[Work to do]: Images are not part of the copy; write out the rest of the data exactly as given.

— BEGIN —

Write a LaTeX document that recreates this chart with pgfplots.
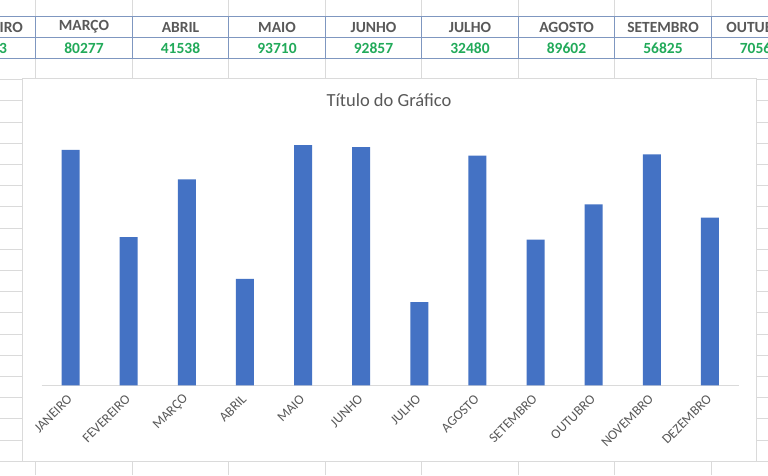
\documentclass[border=0pt]{standalone}
\usepackage{pgfplots}
\pgfplotsset{compat=1.18}
\usetikzlibrary{backgrounds}
\usepackage{fontspec}
\setmainfont{Carlito}
\definecolor{barblue}{HTML}{4472C4}
\definecolor{txtgray}{HTML}{595959}
\definecolor{gridc}{HTML}{DADADA}
\definecolor{tblue}{HTML}{7F97C0}
\definecolor{vgreen}{HTML}{22AA5A}
\begin{document}
\begin{tikzpicture}
\begin{axis}[
  name=ax,
  scale only axis, width=697.5pt, height=256.4pt,
  xmin=-0.5, xmax=11.5, ymin=0, ymax=100000,
  axis x line=bottom, axis y line=none,
  axis line style={draw=gridc, line width=0.8pt, -},
  xtick={0,...,11},
  xticklabels={JANEIRO,FEVEREIRO,MARÇO,ABRIL,MAIO,JUNHO,JULHO,AGOSTO,SETEMBRO,OUTUBRO,NOVEMBRO,DEZEMBRO},
  major tick length=0pt,
  ytick=\empty,
  xticklabel style={rotate=45, anchor=east, font=\fontsize{13.6}{15}\selectfont, text=txtgray, inner sep=1pt},
  xticklabel shift=11pt,
  clip=false,
]
\addplot[ybar, bar width=18pt, fill=barblue, draw=none] coordinates {
(0,91800) (1,57803) (2,80277) (3,41538) (4,93710) (5,92857) (6,32480) (7,89602) (8,56825) (9,70564) (10,90100) (11,65400)
};
\end{axis}
\begin{scope}[shift={(ax.south west)}, xshift=-41.5pt, yshift=-89.7pt, x=1pt, y=1pt]
\pgfresetboundingbox
\useasboundingbox (0,0) rectangle (768,475);
\begin{pgfonlayer}{background}
\begin{scope}
\clip (0,0) rectangle (768,475);
\fill[white] (0,0) rectangle (768,475);
\foreach \k in {0,...,20} {
  \draw[gridc, line width=0.8pt] (0,{475-(58.3+21.2*\k)}) -- (768,{475-(58.3+21.2*\k)});
}
\foreach \cc in {35.7,132.2,228.7,325.2,421.7,518.2,614.7,711.2} {
  \draw[gridc, line width=0.8pt] (\cc,0) -- (\cc,475);
}
\foreach \yy in {16.7,37.3,58.3} {
  \draw[tblue, line width=0.8pt] (0,{475-\yy}) -- (768,{475-\yy});
}
\foreach \cc in {35.7,132.2,228.7,325.2,421.7,518.2,614.7,711.2} {
  \draw[tblue, line width=0.8pt] (\cc,{475-16.7}) -- (\cc,{475-58.3});
}
\foreach \cx/\nm/\val in {-12.6/FEVEREIRO/57803, 84/MARÇO/80277, 180.5/ABRIL/41538, 277/MAIO/93710, 373.5/JUNHO/92857, 470/JULHO/32480, 566.5/AGOSTO/89602, 663/SETEMBRO/56825, 759.5/OUTUBRO/70564} {
  \node[text=txtgray, font=\fontsize{15.5}{17}\selectfont\bfseries, inner sep=0pt] at (\cx,{475-27}) {\nm};
  \node[text=vgreen, font=\fontsize{15.5}{17}\selectfont\bfseries, inner sep=0pt] at (\cx,{475-48}) {\val};
}
\fill[white] (22,{475-461}) rectangle (756.5,{475-78});
\draw[gridc, line width=0.8pt] (22,{475-461}) rectangle (756.5,{475-78});
\node[text=txtgray, font=\fontsize{18.5}{20}\selectfont, inner sep=0pt] at (389,{475-100}) {Título do Gráfico};
\end{scope}
\end{pgfonlayer}
\end{scope}
\end{tikzpicture}
\end{document}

— END —

[Response for this exercise]:
Write a LaTeX document that recreates this chart with pgfplots.
\documentclass[border=0pt]{standalone}
\usepackage{pgfplots}
\pgfplotsset{compat=1.18}
\usetikzlibrary{backgrounds}
\usepackage{fontspec}
\setmainfont{Carlito}
\definecolor{barblue}{HTML}{4472C4}
\definecolor{txtgray}{HTML}{595959}
\definecolor{gridc}{HTML}{DADADA}
\definecolor{tblue}{HTML}{7F97C0}
\definecolor{vgreen}{HTML}{22AA5A}
\begin{document}
\begin{tikzpicture}
\begin{axis}[
  name=ax,
  scale only axis, width=697.5pt, height=256.4pt,
  xmin=-0.5, xmax=11.5, ymin=0, ymax=100000,
  axis x line=bottom, axis y line=none,
  axis line style={draw=gridc, line width=0.8pt, -},
  xtick={0,...,11},
  xticklabels={JANEIRO,FEVEREIRO,MARÇO,ABRIL,MAIO,JUNHO,JULHO,AGOSTO,SETEMBRO,OUTUBRO,NOVEMBRO,DEZEMBRO},
  major tick length=0pt,
  ytick=\empty,
  xticklabel style={rotate=45, anchor=east, font=\fontsize{13.6}{15}\selectfont, text=txtgray, inner sep=1pt},
  xticklabel shift=11pt,
  clip=false,
]
\addplot[ybar, bar width=18pt, fill=barblue, draw=none] coordinates {
(0,91800) (1,57803) (2,80277) (3,41538) (4,93710) (5,92857) (6,32480) (7,89602) (8,56825) (9,70564) (10,90100) (11,65400)
};
\end{axis}
\begin{scope}[shift={(ax.south west)}, xshift=-41.5pt, yshift=-89.7pt, x=1pt, y=1pt]
\pgfresetboundingbox
\useasboundingbox (0,0) rectangle (768,475);
\begin{pgfonlayer}{background}
\begin{scope}
\clip (0,0) rectangle (768,475);
\fill[white] (0,0) rectangle (768,475);
\foreach \k in {0,...,20} {
  \draw[gridc, line width=0.8pt] (0,{475-(58.3+21.2*\k)}) -- (768,{475-(58.3+21.2*\k)});
}
\foreach \cc in {35.7,132.2,228.7,325.2,421.7,518.2,614.7,711.2} {
  \draw[gridc, line width=0.8pt] (\cc,0) -- (\cc,475);
}
\foreach \yy in {16.7,37.3,58.3} {
  \draw[tblue, line width=0.8pt] (0,{475-\yy}) -- (768,{475-\yy});
}
\foreach \cc in {35.7,132.2,228.7,325.2,421.7,518.2,614.7,711.2} {
  \draw[tblue, line width=0.8pt] (\cc,{475-16.7}) -- (\cc,{475-58.3});
}
\foreach \cx/\nm/\val in {-12.6/FEVEREIRO/57803, 84/MARÇO/80277, 180.5/ABRIL/41538, 277/MAIO/93710, 373.5/JUNHO/92857, 470/JULHO/32480, 566.5/AGOSTO/89602, 663/SETEMBRO/56825, 759.5/OUTUBRO/70564} {
  \node[text=txtgray, font=\fontsize{15.5}{17}\selectfont\bfseries, inner sep=0pt] at (\cx,{475-27}) {\nm};
  \node[text=vgreen, font=\fontsize{15.5}{17}\selectfont\bfseries, inner sep=0pt] at (\cx,{475-48}) {\val};
}
\fill[white] (22,{475-461}) rectangle (756.5,{475-78});
\draw[gridc, line width=0.8pt] (22,{475-461}) rectangle (756.5,{475-78});
\node[text=txtgray, font=\fontsize{18.5}{20}\selectfont, inner sep=0pt] at (389,{475-100}) {Título do Gráfico};
\end{scope}
\end{pgfonlayer}
\end{scope}
\end{tikzpicture}
\end{document}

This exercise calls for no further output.